Once, when my dad was about eight years old, he got in trouble with his Aunt Dorothy. I don’t remember why he was in trouble, or maybe he didn’t remember when he told me... somehow, that part of the story got lost along the way, but I do know that whatever he did, it was real bad. So bad that Aunt Dorothy sent him out to cut his own switch.


Dad said, back when he was a kid, they had to pick their own switches for whippings. He didn’t want to pick one too big for obvious reasons, but he didn’t want to pick one too small either. If Aunt Dorothy thought it didn’t measure up, he told me, she’d go cut one herself, and he’d be sitting funny for days.


All this was in his head as he walked outside to look for a switch. He knew she meant business, because Aunt Dorothy was a chewin’-and-spittin’ kind of lady who didn’t take twaddle from anyone, not even kin, and he was nothing short of terrified. So scared, he said, that when his feet hit the lawn, he grabbed his bike and peddled away, as fast as his legs would go.

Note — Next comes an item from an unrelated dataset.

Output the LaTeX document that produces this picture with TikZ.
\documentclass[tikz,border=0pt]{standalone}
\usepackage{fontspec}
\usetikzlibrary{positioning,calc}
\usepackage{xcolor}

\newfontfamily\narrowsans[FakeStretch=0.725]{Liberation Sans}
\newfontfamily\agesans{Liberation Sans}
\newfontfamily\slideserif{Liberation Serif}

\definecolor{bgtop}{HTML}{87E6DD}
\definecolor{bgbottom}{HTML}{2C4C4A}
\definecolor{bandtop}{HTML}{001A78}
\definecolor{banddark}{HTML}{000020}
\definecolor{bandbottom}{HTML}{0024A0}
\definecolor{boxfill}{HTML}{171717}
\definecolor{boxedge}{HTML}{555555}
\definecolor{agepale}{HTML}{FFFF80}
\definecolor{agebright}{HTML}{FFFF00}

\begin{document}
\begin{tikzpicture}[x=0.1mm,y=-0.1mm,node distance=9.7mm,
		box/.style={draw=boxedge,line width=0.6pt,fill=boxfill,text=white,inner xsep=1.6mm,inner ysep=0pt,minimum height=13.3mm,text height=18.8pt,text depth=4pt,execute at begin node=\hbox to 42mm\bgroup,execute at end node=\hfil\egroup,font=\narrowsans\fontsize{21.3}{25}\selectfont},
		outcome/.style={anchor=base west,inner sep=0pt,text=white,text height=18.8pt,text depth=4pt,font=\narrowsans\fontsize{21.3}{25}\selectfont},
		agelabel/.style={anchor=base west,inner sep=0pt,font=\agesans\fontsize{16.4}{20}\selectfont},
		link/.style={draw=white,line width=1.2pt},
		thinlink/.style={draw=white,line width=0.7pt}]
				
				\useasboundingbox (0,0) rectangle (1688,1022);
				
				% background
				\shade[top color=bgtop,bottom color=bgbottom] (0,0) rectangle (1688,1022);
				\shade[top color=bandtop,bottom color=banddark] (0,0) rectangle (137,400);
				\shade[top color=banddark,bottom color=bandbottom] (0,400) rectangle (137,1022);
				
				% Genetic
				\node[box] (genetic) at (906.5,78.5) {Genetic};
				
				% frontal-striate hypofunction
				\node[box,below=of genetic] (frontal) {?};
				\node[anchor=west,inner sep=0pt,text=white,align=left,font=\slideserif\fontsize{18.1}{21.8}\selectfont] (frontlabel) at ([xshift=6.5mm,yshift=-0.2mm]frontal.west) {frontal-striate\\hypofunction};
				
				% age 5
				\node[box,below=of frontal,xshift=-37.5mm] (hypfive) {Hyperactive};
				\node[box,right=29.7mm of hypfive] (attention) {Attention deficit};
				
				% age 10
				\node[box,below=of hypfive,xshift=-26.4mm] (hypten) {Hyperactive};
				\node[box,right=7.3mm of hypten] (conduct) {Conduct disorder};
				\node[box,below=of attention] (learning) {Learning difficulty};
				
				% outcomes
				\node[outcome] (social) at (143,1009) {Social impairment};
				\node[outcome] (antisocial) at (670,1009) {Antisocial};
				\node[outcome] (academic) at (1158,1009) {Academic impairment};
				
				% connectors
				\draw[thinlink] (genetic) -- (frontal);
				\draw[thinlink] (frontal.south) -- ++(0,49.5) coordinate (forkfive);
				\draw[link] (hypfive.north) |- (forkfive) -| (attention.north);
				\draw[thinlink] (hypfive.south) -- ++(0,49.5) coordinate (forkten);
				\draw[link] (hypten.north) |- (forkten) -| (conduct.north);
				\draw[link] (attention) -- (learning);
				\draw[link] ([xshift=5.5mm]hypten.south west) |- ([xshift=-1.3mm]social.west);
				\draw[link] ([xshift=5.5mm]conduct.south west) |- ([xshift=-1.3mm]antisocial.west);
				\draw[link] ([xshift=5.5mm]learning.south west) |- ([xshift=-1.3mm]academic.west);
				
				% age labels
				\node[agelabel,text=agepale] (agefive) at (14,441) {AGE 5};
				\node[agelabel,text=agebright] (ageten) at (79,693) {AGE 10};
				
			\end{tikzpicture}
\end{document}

About a week passed, and he forgot all about this particular incident. One day, he went riding past Aunt Dorothy’s house, and she was outside gardening. She hollered at him to come in and have a Pepsi, so he followed her inside. She looked in her fridge and told him she must’ve been outta the cold cans, so she’d get him one from the porch and pour it on some ice. He waited patiently. A minute later, Aunt Dorothy came back in. And she was holding the biggest switch my dad ever saw.


She tanned his rear good, he told me.


After that, my dad mostly stuck to CocaCola.